The main technological function of a drilling fluid is bringing drill cuttings from the well bottom to the surface. Clayey particles found in drilling fluid are normally negatively charged, the charge density depending on surface configuration and chemical composition of clayey particle crystal lattice, as well as on chemical composition and electrolyte content of the liquid phase of drilling fluid. Passing current through drilling fluid commonly results in deposition on the anode of firm clayey crust made up of the most fine-disperse and highly-charged clayey particles. This crust prevents products of anode electrochemical reactions from entering the drilling fluid, therefore the solution's рН value increases due to cathode, unipolar in fact, electrochemical treatment. It was found that in conditions of the same expended quantity of specific power, the smaller cathode area in comparison with anode one, the stronger thixotropic properties of drilling fluid (structural-mechanic strength) and simultaneously lower its dynamic viscosity (paradox). The paradox can be explained as follows: the electric charges accumulated on the edges and pointed parts of tiny scales or needle-like particles of argillaceous minerals are several times stronger than the charges on their flat facets.

UOBR devices for drilling fluid unipolar cathodic treatment (USSR Certificate of Authorship # 929682) at the boreholes of the oil and gas fields Khauzak, Urtabulak, Zevardy. Uzbekistan, 1975.

Under the influence of electrochemical treatment, in a high voltage electric field close to the cathode surface (in the area of spatial charge), there increased absolute value of particles' negative charge, thus enhancing their repulsion forces and therefore lowering viscosity. At the same time, the difference between the potentials of the edges and facets of argillaceous particles also rose, causing growth of forces putting in good order structural arrangement of interacting clayey particles. So, the drilling fluid structural and mechanic properties improved due not to mechanic, but to electrostatic cohesion of clayey particles.

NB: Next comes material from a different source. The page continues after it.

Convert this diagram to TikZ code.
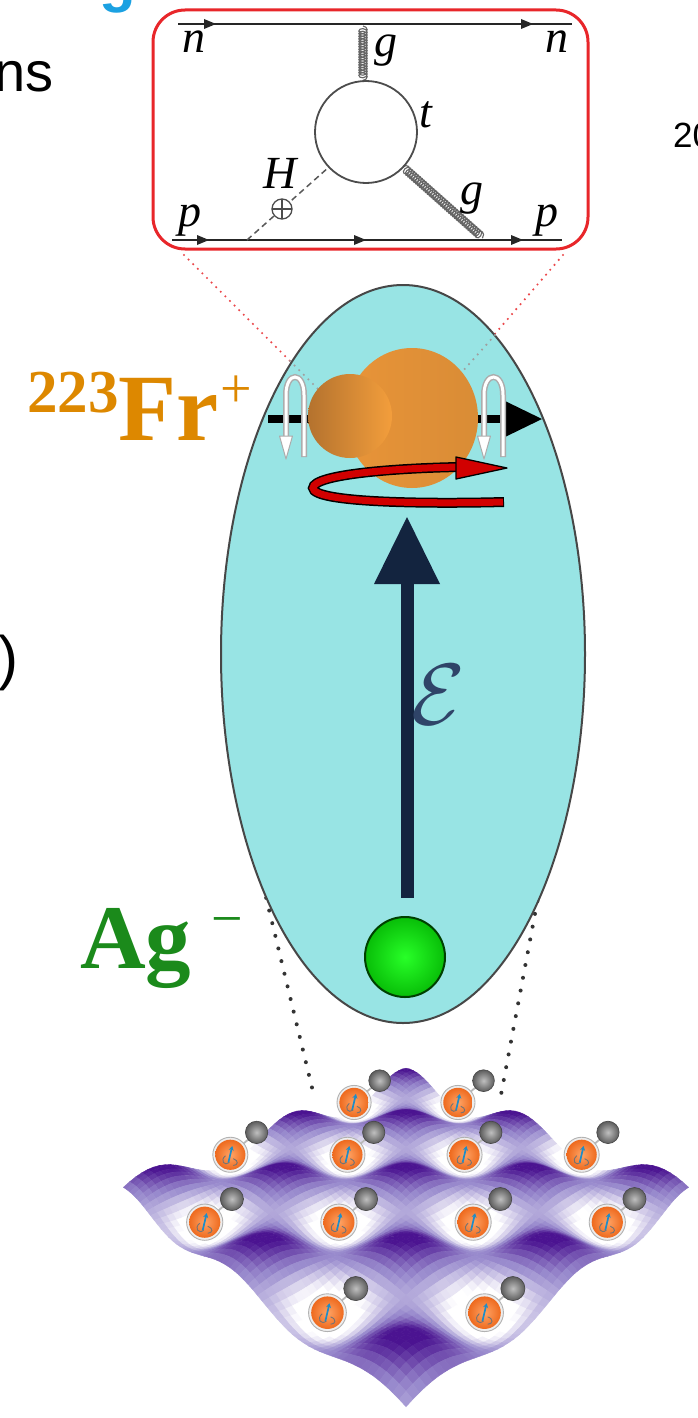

Studying the phenomenon in question both in laboratory, and under real life drilling conditions made it possible to understand the specific nature of the processes observed, that is, nonequivalence of electrochemical and chemical regulation methods, and start attempting to practically apply the discovered effect in the process of oil and gas borehole drilling.

The reported effect had not been known before, which is why the process of unipolar cathode electrochemical treatment of drilling fluid was firstly called by V. M. Bakhir “ low-voltage polarization”, and three years later “ electrochemical activation” . The above-indicated first invention established a way to improve drilling fluid parameters using no chemicals, i. e. by treatment in an engineering electrochemical system consisting of a current source and two electrodes, the cathode surface area being smaller than the anode one.

In this electrochemical system, the surfaces of drilling device circulation system coming into contact with drilling fluid actually performed the function of anode.

Practical experiments proved the method's high efficiency, which allowed saving up to 30 % of chemicals commonly used in borehole drilling. However, the method had a significant disadvantage, that is the necessity to periodically remove clayey crust from the anodic surface and the laboriousness of the procedure.

Practical testing of a negative gauze electrode for cathodic unipolar treatment of drilling fluid showed that the greater quantity of solution microvolumes come into direct contact with electrode surface, the higher electrochemical exposure result is observed, the expenditures being equal.

The numerous further inventions of 1974 – 1976 were aimed at further perfecting and improving the discovered method of drilling fluid parameters control, and technical systems for its implementation. Appliances developed in that period were fitted with electrochemical reactors having flat electrodes (steel cathodes, loadstone or graphite anodes) with considerable surface area of a single electrode (from 0,2 to 0,7 m 2 ) intended for high-tension currents (600 - 1500 А ) to treat large bulks of drilling fluids (20 – 90 liters per second). Monitoring the operation of the devices' experimental models under conditions of drilling deep oil and gas boreholes indicated that the larger the fluid surface coming directly into contact with the surface of working (negative) electrode, the higher the degree of drilling fluid alterations observed after electrochemical treatment. Inter-electrode space of the devices for unipolar (cathodic) electrochemical treatment was not partitioned by a diaphragm. In all modifications of devices developed to implement the effect of unipolar electrochemical exposure, positive electrode with dense clayey crust deposited on it was safely protected by the latter from direct contact with the main bulk of drilling fluid. The products of anode electrochemical reactions did not enter drilling fluid as they accumulated in argillaceous solution crust whose thickness generally ranged between 2 and 3 cm.